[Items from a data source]

──────────

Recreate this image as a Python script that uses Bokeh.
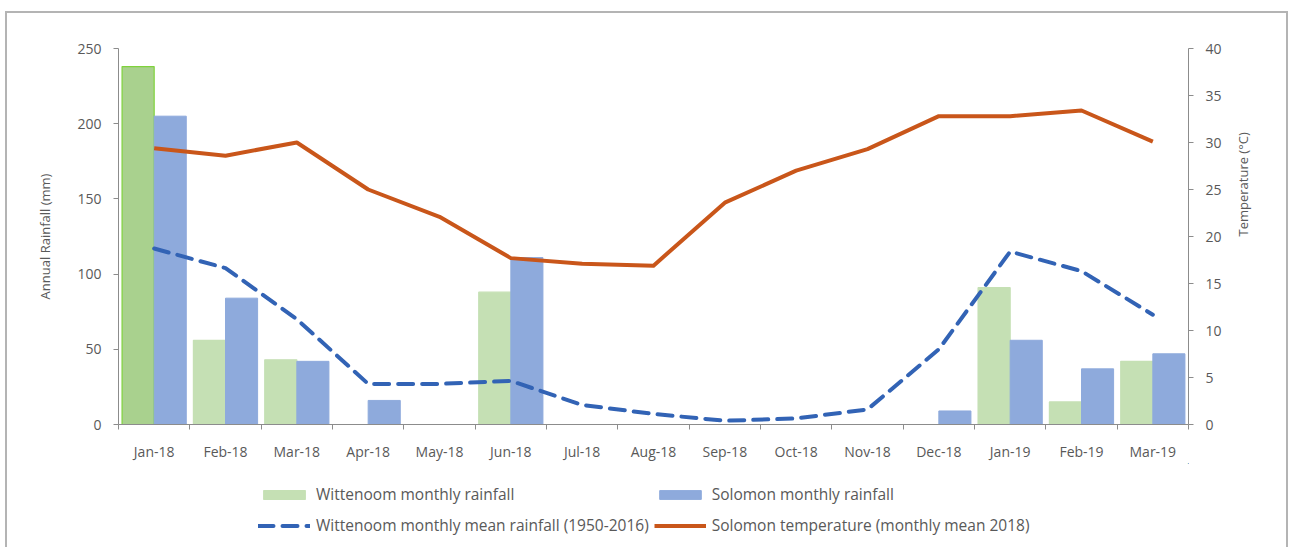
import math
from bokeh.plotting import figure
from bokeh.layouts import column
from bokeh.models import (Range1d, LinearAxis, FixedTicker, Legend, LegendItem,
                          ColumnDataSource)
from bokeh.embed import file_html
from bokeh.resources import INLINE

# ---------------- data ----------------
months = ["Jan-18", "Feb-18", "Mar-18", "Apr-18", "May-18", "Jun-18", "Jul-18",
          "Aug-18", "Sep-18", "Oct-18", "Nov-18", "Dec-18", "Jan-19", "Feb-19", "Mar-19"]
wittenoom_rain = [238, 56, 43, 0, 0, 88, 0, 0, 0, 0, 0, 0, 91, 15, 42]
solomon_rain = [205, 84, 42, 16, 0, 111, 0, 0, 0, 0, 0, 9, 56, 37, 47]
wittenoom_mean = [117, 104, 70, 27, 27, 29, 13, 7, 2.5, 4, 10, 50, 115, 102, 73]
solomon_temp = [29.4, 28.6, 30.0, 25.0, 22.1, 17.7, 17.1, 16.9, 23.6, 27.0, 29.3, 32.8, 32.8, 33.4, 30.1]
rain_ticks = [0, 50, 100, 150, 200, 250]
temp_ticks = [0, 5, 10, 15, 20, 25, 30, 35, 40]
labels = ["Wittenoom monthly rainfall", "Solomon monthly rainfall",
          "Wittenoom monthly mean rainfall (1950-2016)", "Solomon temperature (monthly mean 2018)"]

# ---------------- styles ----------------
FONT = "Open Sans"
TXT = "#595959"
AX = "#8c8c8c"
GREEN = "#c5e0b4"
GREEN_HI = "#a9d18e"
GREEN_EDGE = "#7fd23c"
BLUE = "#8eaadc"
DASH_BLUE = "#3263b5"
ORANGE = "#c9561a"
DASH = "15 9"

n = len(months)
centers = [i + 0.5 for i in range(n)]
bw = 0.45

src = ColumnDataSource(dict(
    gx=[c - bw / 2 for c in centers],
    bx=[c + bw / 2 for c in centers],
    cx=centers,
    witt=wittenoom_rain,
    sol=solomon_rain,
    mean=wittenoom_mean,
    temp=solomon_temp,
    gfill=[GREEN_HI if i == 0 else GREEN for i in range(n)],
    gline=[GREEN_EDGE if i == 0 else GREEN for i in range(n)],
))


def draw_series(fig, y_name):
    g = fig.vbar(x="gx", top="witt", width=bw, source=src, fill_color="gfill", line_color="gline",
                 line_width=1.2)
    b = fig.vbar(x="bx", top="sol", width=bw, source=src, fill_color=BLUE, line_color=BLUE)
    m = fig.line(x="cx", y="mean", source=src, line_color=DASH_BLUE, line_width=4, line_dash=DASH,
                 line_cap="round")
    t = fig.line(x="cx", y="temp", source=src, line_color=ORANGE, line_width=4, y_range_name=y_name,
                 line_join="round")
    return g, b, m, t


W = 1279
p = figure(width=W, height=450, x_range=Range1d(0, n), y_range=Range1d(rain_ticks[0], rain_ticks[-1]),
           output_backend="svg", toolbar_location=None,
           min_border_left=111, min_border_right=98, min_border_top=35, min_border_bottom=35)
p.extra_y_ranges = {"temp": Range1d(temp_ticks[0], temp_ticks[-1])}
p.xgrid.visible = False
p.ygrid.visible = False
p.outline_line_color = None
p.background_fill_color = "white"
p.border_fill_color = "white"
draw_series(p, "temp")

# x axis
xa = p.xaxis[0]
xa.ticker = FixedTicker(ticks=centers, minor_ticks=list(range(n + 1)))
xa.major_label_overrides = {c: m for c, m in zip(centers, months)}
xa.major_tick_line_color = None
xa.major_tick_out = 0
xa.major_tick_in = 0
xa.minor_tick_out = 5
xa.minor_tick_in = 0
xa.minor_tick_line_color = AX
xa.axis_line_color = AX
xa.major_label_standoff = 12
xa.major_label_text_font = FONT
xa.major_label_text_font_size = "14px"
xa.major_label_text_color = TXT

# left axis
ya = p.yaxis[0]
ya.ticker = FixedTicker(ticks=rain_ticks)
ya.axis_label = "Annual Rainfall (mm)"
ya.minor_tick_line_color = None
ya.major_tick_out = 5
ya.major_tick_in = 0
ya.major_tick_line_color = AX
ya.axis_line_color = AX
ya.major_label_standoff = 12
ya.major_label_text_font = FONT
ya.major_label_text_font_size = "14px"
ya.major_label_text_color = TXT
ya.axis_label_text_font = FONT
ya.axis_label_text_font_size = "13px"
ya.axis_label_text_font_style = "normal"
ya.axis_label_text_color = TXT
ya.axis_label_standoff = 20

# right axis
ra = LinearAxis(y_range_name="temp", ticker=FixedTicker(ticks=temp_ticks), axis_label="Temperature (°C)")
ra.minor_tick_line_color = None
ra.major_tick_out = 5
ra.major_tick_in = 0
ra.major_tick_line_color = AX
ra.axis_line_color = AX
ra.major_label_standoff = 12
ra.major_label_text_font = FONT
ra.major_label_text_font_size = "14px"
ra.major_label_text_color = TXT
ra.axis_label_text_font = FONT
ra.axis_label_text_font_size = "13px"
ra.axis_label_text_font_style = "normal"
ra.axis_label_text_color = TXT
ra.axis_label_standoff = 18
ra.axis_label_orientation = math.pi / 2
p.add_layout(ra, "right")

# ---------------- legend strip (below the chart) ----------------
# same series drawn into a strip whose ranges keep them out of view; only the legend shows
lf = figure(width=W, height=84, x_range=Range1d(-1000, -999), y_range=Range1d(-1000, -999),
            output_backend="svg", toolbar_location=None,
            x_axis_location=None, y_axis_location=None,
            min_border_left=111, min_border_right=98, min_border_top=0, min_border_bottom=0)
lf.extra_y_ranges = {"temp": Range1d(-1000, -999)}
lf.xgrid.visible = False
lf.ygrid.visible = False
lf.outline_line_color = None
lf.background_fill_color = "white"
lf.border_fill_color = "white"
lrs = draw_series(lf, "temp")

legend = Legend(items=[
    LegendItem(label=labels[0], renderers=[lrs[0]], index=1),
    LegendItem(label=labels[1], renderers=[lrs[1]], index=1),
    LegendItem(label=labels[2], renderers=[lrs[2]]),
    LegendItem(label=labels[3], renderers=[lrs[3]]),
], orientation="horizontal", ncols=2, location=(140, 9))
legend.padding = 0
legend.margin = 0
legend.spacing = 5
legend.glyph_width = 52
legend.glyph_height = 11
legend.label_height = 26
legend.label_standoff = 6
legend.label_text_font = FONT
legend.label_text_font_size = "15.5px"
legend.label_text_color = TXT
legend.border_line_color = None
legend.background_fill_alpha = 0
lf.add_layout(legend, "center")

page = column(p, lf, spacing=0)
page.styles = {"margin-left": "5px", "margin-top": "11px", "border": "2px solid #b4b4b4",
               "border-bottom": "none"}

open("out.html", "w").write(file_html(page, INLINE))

──────────

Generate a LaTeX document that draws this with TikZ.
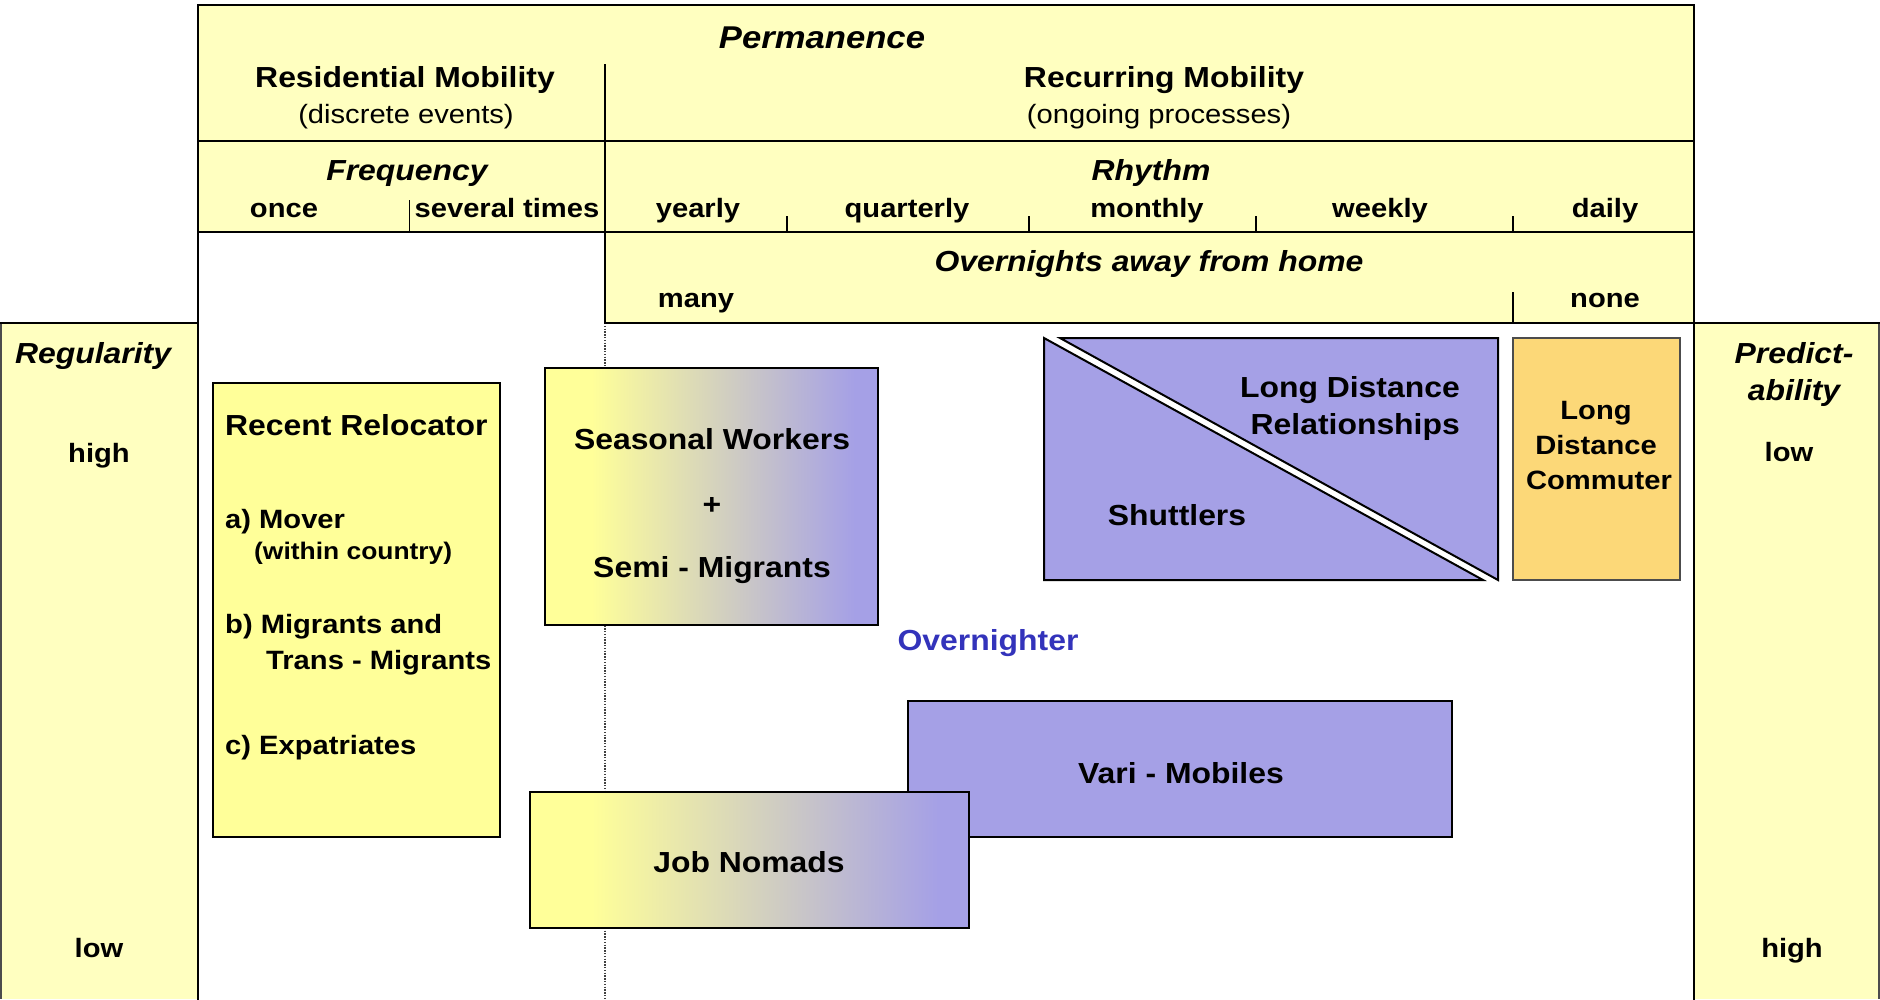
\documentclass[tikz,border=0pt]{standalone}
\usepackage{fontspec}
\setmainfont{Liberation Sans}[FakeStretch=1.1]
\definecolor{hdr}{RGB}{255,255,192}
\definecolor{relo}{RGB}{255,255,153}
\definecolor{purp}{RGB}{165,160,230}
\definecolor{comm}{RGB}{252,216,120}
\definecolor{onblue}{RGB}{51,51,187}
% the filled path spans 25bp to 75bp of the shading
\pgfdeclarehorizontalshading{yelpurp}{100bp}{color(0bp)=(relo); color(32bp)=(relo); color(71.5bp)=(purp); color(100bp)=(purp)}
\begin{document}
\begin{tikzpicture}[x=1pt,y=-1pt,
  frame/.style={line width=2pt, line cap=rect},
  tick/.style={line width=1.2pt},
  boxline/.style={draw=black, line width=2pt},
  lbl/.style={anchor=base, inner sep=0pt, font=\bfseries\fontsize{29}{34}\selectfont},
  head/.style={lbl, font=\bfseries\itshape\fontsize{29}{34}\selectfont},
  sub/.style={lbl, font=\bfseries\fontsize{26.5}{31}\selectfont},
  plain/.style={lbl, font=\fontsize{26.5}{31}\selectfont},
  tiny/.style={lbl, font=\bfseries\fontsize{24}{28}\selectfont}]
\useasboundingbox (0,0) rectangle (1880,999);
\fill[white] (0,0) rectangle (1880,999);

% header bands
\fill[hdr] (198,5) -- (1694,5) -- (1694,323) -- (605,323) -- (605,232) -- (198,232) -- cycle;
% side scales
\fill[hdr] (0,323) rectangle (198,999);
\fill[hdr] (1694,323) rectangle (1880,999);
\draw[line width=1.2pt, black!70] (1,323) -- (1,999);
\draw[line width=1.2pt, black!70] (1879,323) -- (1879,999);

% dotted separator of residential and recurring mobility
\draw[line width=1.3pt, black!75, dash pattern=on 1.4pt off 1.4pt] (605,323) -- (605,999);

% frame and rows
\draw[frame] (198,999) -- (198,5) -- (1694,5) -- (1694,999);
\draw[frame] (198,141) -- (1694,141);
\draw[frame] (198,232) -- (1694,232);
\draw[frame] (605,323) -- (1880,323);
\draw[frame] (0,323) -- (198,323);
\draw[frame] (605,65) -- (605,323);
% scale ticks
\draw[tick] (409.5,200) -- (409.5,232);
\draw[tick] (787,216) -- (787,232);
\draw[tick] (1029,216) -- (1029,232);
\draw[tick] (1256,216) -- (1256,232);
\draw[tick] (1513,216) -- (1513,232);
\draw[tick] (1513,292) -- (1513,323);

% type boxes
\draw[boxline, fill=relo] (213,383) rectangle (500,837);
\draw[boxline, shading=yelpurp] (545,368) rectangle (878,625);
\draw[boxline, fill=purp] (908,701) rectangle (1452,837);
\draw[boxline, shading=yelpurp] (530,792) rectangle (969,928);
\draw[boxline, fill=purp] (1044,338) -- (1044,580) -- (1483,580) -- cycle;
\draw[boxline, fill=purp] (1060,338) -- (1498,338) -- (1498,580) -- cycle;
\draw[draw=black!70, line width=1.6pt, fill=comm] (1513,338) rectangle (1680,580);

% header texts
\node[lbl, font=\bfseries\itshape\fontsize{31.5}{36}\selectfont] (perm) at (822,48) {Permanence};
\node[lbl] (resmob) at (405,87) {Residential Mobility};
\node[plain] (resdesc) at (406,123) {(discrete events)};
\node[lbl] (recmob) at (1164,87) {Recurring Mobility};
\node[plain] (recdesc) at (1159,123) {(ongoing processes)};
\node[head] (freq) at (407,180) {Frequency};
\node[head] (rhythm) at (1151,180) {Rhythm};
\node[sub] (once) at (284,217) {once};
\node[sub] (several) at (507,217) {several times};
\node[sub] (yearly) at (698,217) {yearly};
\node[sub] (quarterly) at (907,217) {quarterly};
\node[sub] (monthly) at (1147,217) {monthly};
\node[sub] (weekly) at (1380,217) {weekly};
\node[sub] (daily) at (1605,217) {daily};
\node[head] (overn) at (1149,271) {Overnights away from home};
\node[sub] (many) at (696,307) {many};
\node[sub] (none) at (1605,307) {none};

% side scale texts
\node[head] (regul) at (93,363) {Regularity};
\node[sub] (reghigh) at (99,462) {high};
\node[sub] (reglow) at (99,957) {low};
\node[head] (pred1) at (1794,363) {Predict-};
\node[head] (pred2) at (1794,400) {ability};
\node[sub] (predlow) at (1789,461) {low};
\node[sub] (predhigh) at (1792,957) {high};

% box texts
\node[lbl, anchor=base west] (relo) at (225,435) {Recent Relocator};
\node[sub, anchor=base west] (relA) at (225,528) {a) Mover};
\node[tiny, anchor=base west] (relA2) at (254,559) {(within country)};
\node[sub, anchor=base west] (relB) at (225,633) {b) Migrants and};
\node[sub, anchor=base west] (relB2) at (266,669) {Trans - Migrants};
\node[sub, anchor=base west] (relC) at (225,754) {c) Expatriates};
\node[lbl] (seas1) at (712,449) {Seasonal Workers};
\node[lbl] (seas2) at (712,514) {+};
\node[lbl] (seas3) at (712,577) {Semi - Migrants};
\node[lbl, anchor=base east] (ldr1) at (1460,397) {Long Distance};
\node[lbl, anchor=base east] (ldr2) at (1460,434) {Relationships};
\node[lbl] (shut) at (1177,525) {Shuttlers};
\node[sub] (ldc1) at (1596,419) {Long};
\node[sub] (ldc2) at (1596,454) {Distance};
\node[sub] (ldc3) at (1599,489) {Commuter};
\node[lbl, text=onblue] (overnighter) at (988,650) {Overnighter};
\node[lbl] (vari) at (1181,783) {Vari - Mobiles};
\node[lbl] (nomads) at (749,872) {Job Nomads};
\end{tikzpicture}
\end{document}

──────────

Short problem — Which lines above hold the word "this"? Copy each of them.

Exercise solution —
Recreate this image as a Python script that uses Bokeh.
Generate a LaTeX document that draws this with TikZ.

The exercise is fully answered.